Rokeya Shekhawat Hossain, a Muslim feminist writer was born in 1880 in Bangladesh during the time of British colonial rule. She has to wear purdah, the strict rule practiced by the women those days believed that women need to be secluded from society. Other than known as a writer, she is also a social reformer, dedicated her life to education and the empowerment of women. Thus, she did not believe in the idea of seclusion of women in society. Going against the norm in society, lots of criticism that she had to go through but the support from her brothers and husband gave her strength to stay in her path and that inspire her to write more.
            Sultana’s dream is one of her famous work of feminism, was originally published in The Indian Ladies’ Magazine, Madras, in 1905, in English. The short story is about a feminist utopia, where women are the supreme and men are banished. The story is set in a ‘man-less’ world, the world that she created as opposed to the real world. In the story, man is consider shy and timid, “they mean that you are shy and timid like men.” Sultana, the main character of the story that had a dream entering the man-less world known as Ladyland, place that is free from sin and harm. She learned about the empowerment of women, that women can overpower men.
            The ‘man-less’ world in the story does not mean that the world that they are living is absence of men. There are still men there but got overpower by women, bring the idea of world can be ruled by women and that women do not need to be secluded from society because their capabilities are as men. “While women were engaged in scientific research, the men of this country were busy increasing their military power.” This line prove that men are still stronger than women physically, and that women can never empower them by force and strength, but brain, as there is saying in the story, “an elephant also has got a bigger and heavier brain than a man has. Yet man can enchain elephants and employ them, according to their own wishes.”
The objective of the story is to uplift the standard of women in society. One of the characters in the short story, Sara says, “Our good Queen liked Science very much. She circulated an order that all women in her country should be educated. Accordingly, a number of girls’ schools were founded and supported by the government. Education was spread far and wide among women. And early marriage also was stopped. No woman was to be allowed to marry before she was twenty-one. I must tell you that, before this change we had been kept in strict purdah.” From the excerpt, it is understood that the main purpose is to tell that women are capable to be successful in education and can contribute good values to the world if they are given the chance.
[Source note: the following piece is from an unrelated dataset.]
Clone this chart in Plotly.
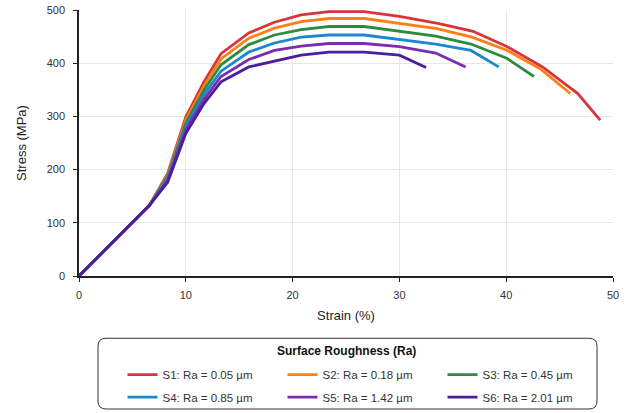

She also critics the culture of early and arranged marriage that had been practiced for so many years by her people in the short story, saying that in Ladyland, that has been abandoned long time ago.
In conclusion, I personally believe in the idea of Sultana’s dream where women as illustrate by Rokheya Shekawat Hossain should be free in the city physically and mentally. In other words, they should have right to do and wear what they like and voice out their opinion on issues. Women were secluded in her time. It was a bit sad that the fact that being a Muslim cannot save the condition of women during that time. It should not have happened if justice that ben taught in Islam was to be implemented in the society.